Exhibition text by Felixe Laing
A swirling dream-stream of hyperfocus, plushy agreeable slogan cushions, and a silver suspended workhorse—welcome to Hanna Shim’s corporate world. Like many artists, Shim makes art while holding down another job. As a full-time office worker, her days are filled with stand-up meetings, small talk, endless emails, and juggling tasks—her evenings are spent unwinding by making art and scrolling through online silly and satirical memes and shorts.
Answers to Your Questions is a departure from Shim’s large scale soft built environments and installations featuring the natural world and the body as featured in recent exhibitions; Pillow Garden (2024–2025) at the Dowse Art Museum and Wishing You Well (2022) at Enjoy Contemporary Art Space. In this series the artist draws from her digital world to reflect on her daily work-life and state of mind. The works, mostly displayed on the wall, read like a scrolling feed of moments, awkward replies, and half-finished thoughts. Each piece captures a moment in her daily rhythm, examining how she navigates a mundane and hectic office environment. Cumulatively, the works act as a series of inner-self portraits, blending her distinct worlds of the workplace and artmaking.
Shim draws inspiration from her favourite and relatable memes, which make light of the banal and time-consuming nature of full-time work. These memes play with imagery, short text and exaggerated positive phrases to create a satirical and intentionally cringey effect. These memes' hyperbolic and deluded tone paired with optimistic Y2K aesthetics sum up Shim’s sense of humour and are cathartic in the face of the pressures of a busy day. In her words, “They’re [the meme collection] deeply personal, but the most personal things are probably the most universal, too.” In this series of quilted, tufted and sewn artworks, Shim plays with the format and language of these memes; their flat digital imagery and colours undergo a tactile transformation.

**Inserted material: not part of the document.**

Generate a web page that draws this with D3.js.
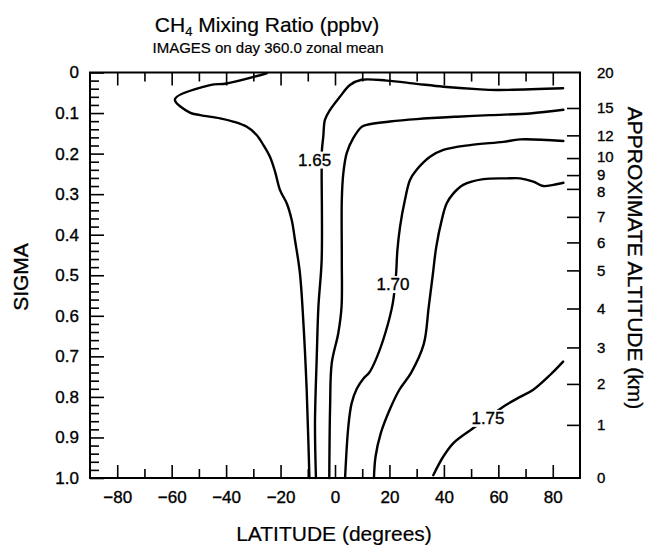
<!DOCTYPE html>
<html><head><meta charset="utf-8">
<script src="https://cdn.jsdelivr.net/npm/d3@7"></script>
<style>body{margin:0;background:#fff}svg{display:block}</style>
</head><body>
<svg id="chart" width="651" height="547"></svg>
<script>
// ---- tick labels ----
const latMajorTicks = [-80, -60, -40, -20, 0, 20, 40, 60, 80];
const latMinorTicks = [-70, -50, -30, -10, 10, 30, 50, 70];
const sigmaMajorTicks = [0, 0.1, 0.2, 0.3, 0.4, 0.5, 0.6, 0.7, 0.8, 0.9, 1.0];
const sigmaTickLabels = ["0", "0.1", "0.2", "0.3", "0.4", "0.5", "0.6", "0.7", "0.8", "0.9", "1.0"];
const altLabels = ["20", "15", "12", "10", "9", "8", "7", "6", "5", "4", "3", "2", "1", "0"];
const altSigma  = [0, 0.0875, 0.155, 0.211, 0.253, 0.287, 0.356, 0.419, 0.488, 0.582, 0.678, 0.768, 0.869, 1.0];

// ---- contour levels (ppmv) ----
const levels = [1.625, 1.65, 1.675, 1.70, 1.725, 1.75];

// contour 1.625
const c1Lat = [-25.1, -39.8, -45.9, -58.8, -53.3, -49.6, -42.2, -37.4, -32.4, -28.8, -26.3, -23.9, -22.0, -20.2, -17.7, -15.9, -14.7, -12.9, -11.6, -10.4, -9.8, -9.4];
const c1Sig = [0.002, 0.027, 0.031, 0.066, 0.099, 0.105, 0.113, 0.121, 0.134, 0.154, 0.179, 0.208, 0.245, 0.290, 0.323, 0.364, 0.413, 0.494, 0.618, 0.783, 0.906, 1.0];
// contour 1.65
const c2Lat = [83.8, 59.4, 52.1, 39.8, 30.0, 19.0, 9.8, 5.5, 1.8, -1.8, -3.7, -4.3, -4.8, -4.9, -4.9, -6.1, -6.7, -7.35, -7.0];
const c2Sig = [0.039, 0.043, 0.041, 0.035, 0.028, 0.020, 0.018, 0.031, 0.060, 0.092, 0.117, 0.158, 0.191, 0.240, 0.462, 0.578, 0.701, 0.864, 1.0];
// contour 1.675
const c3Lat = [83.9, 71.6, 56.9, 44.7, 30.0, 20.2, 11.65, 9.8, 6.7, 4.3, 3.05, 2.5, 2.5, 2.4, 1.2, -1.2, -1.8, -2.1];
const c3Sig = [0.092, 0.101, 0.105, 0.109, 0.115, 0.121, 0.129, 0.134, 0.162, 0.199, 0.249, 0.314, 0.462, 0.578, 0.643, 0.717, 0.824, 1.0];
// contour 1.70
const c4Lat = [83.9, 68.0, 61.8, 49.6, 39.8, 34.9, 30.0, 27.55, 25.7, 23.9, 22.9, 22.4, 21.2, 18.6, 15.2, 12.6, 10.4, 8.0, 6.1, 4.9, 3.7];
const c4Sig = [0.169, 0.165, 0.171, 0.179, 0.191, 0.208, 0.240, 0.265, 0.314, 0.380, 0.440, 0.500, 0.570, 0.640, 0.705, 0.740, 0.755, 0.780, 0.816, 0.873, 1.0];
// contour 1.725
const c5Lat = [83.9, 80.2, 76.5, 72.85, 68.0, 63.1, 54.5, 47.1, 43.5, 41.0, 39.2, 37.2, 35.9, 34.4, 32.6, 28.0, 23.6, 20.2, 16.8, 14.9, 14.3];
const c5Sig = [0.272, 0.277, 0.280, 0.269, 0.261, 0.261, 0.263, 0.277, 0.298, 0.323, 0.364, 0.430, 0.500, 0.580, 0.670, 0.740, 0.783, 0.830, 0.890, 0.947, 1.0];
// contour 1.75
const c6Lat = [36.1, 39.8, 43.5, 50.2, 56.2, 61.8, 68.0, 72.7, 79.0, 83.8];
const c6Sig = [0.993, 0.947, 0.914, 0.880, 0.852, 0.824, 0.800, 0.783, 0.746, 0.713];

const contourLat = [c1Lat, c2Lat, c3Lat, c4Lat, c5Lat, c6Lat];
const contourSig = [c1Sig, c2Sig, c3Sig, c4Sig, c5Sig, c6Sig];

// contour labels
const labelText = ["1.65", "1.70", "1.75"];
const labelLat  = [-7.5, 21.3, 56.2];
const labelSig  = [0.216, 0.523, 0.853];

// ---- layout ----
const FONT = "'Liberation Sans', Arial, Helvetica, sans-serif";
const L = 90, R = 580, T = 72.5, B = 478;
const svg = d3.select("#chart").style("font-family", FONT);

const x = d3.scaleLinear().domain([-90, 90]).range([L, R]);
const y = d3.scaleLinear().domain([0, 1]).range([T, B]);

function heavy(sel) { return sel.attr("stroke", "#000").attr("stroke-width", 0.35).attr("fill", "#000"); }

// contours
const line = d3.line().x(d => x(d[0])).y(d => y(d[1])).curve(d3.curveCatmullRom.alpha(0.5));
const g = svg.append("g");
contourLat.forEach((lats, i) => {
  const pts = lats.map((v, j) => [v, contourSig[i][j]]);
  g.append("path").attr("d", line(pts))
    .attr("fill", "none").attr("stroke", "#000").attr("stroke-width", 2.4)
    .attr("stroke-linejoin", "round").attr("stroke-linecap", "round");
});

// contour labels with white knock-out
labelText.forEach((t, i) => {
  const cx = x(labelLat[i]), cy = y(labelSig[i]);
  const txt = svg.append("text").attr("x", cx).attr("y", cy)
    .attr("text-anchor", "middle").attr("dominant-baseline", "central")
    .attr("font-size", 17).text(t);
  heavy(txt);
  const bb = txt.node().getBBox();
  svg.insert("rect", "text").attr("x", bb.x - 1).attr("y", bb.y + 1)
    .attr("width", bb.width + 2).attr("height", bb.height - 2).attr("fill", "#fff");
});

// frame
svg.append("rect").attr("x", L).attr("y", T).attr("width", R - L).attr("height", B - T)
  .attr("fill", "none").attr("stroke", "#000").attr("stroke-width", 2);

// bottom and top axes ticks
const axB = d3.axisBottom(x).tickValues(latMajorTicks).tickSize(-13).tickPadding(13).tickFormat(d3.format("d"));
const gB = svg.append("g").attr("transform", `translate(0,${B})`).call(axB);
gB.select(".domain").remove();
gB.selectAll(".tick line").attr("stroke-width", 1.6);
heavy(gB.selectAll(".tick text").attr("font-size", 17).attr("font-family", FONT));
const axBm = d3.axisBottom(x).tickValues(latMinorTicks).tickSize(-9).tickFormat("");
const gBm = svg.append("g").attr("transform", `translate(0,${B})`).call(axBm);
gBm.select(".domain").remove();
gBm.selectAll(".tick line").attr("stroke-width", 1.6);

const axT = d3.axisTop(x).tickValues(latMajorTicks).tickSize(-13).tickFormat("");
const gT = svg.append("g").attr("transform", `translate(0,${T})`).call(axT);
gT.select(".domain").remove();
gT.selectAll(".tick line").attr("stroke-width", 1.6);
const axTm = d3.axisTop(x).tickValues(latMinorTicks).tickSize(-9).tickFormat("");
const gTm = svg.append("g").attr("transform", `translate(0,${T})`).call(axTm);
gTm.select(".domain").remove();
gTm.selectAll(".tick line").attr("stroke-width", 1.6);

// left sigma axis
const axL = d3.axisLeft(y).tickValues(sigmaMajorTicks).tickSize(-14).tickPadding(11)
  .tickFormat((d, i) => sigmaTickLabels[i]);
const gL = svg.append("g").attr("transform", `translate(${L},0)`).call(axL);
gL.select(".domain").remove();
gL.selectAll(".tick line").attr("stroke-width", 1.6);
heavy(gL.selectAll(".tick text").attr("font-size", 17).attr("font-family", FONT));
const sigmaMinor = d3.range(1, 50).map(i => i * 0.02).filter(v => Math.abs(v * 10 - Math.round(v * 10)) > 1e-6);
const axLm = d3.axisLeft(y).tickValues(sigmaMinor).tickSize(-9).tickFormat("");
const gLm = svg.append("g").attr("transform", `translate(${L},0)`).call(axLm);
gLm.select(".domain").remove();
gLm.selectAll(".tick line").attr("stroke-width", 1.6);

// right altitude axis
const axR = d3.axisRight(y).tickValues(altSigma).tickSize(-13).tickPadding(17)
  .tickFormat((d, i) => altLabels[i]);
const gR = svg.append("g").attr("transform", `translate(${R},0)`).call(axR);
gR.select(".domain").remove();
gR.selectAll(".tick line").attr("stroke-width", 1.6)
  .attr("opacity", (d, i) => (i === 0 || i === altSigma.length - 1) ? 0 : 1);
heavy(gR.selectAll(".tick text").attr("font-size", 15).attr("font-family", FONT))
  .attr("dy", (d, i) => altLabels[i] === "10" ? "0.2em" : altLabels[i] === "8" ? "0.5em" : "0.32em");

// titles
const title = svg.append("text").attr("x", 267).attr("y", 32).attr("text-anchor", "middle")
  .attr("font-size", 21);
title.append("tspan").text("CH");
title.append("tspan").attr("font-size", 13).attr("dy", 4).text("4");
title.append("tspan").attr("dy", -4).text(" Mixing Ratio (ppbv)");
heavy(title).attr("stroke-width", 0.2);

heavy(svg.append("text").attr("x", 268).attr("y", 53).attr("text-anchor", "middle")
  .attr("font-size", 15).text("IMAGES on day 360.0 zonal mean")).attr("stroke-width", 0.2);

heavy(svg.append("text").attr("transform", "translate(28,277) rotate(-90)")
  .attr("text-anchor", "middle").attr("font-size", 21).text("SIGMA"));

heavy(svg.append("text").attr("transform", "translate(628,258) rotate(90)")
  .attr("text-anchor", "middle").attr("font-size", 21).text("APPROXIMATE ALTITUDE (km)"));

heavy(svg.append("text").attr("x", 334).attr("y", 541).attr("text-anchor", "middle")
  .attr("font-size", 21).text("LATITUDE (degrees)")).attr("stroke-width", 0.2);
</script>
</body></html>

Many of the works which employ this text style including Okay, Yep, Yep, Yep and Good, Good speak more closely to an agreeable and socialised employee. While the tufted works How we juggle and What I’m good at—Overthinking act as more honest windows into the artist's hyperfocused, over-caffeinated state of mind and modern busyness. Shim captures the dizziness of juggling multiple jobs, deadlines, and responsibilities, highlighted with the artist's favourite emoji: the melting face.
Lately, Shim has been drawn to the futuristic yet nostalgic aesthetics of Y2K and has been interested in drawing parallels to contemporary digital culture. This can be seen in the return trends of the overly decorative, maximalist, hyperconsumerist aesthetics which bleed into IRL design and culture within food, fashion and home décor. The Y2K material references to neon and rainbow colours, iconic WordArt fonts, care-free animals, iridescent glitter, plasticky textures, and chrome, have allowed Shim to sculpturally play with the tension of soft and hard in her work. The piece which captures this most expertly is the suspended chrome workhorse, shiny with idealism. Like a solid silver idol or futuristic unicorn-come-racehorse, this figure sets a galloping pace: the personification of blind, hard-working spirit. Paired with the title Trapped, the work softens into a heavy portrait—the performance of the working artist appears optimal and efficient with neon green threads spilling from its seams.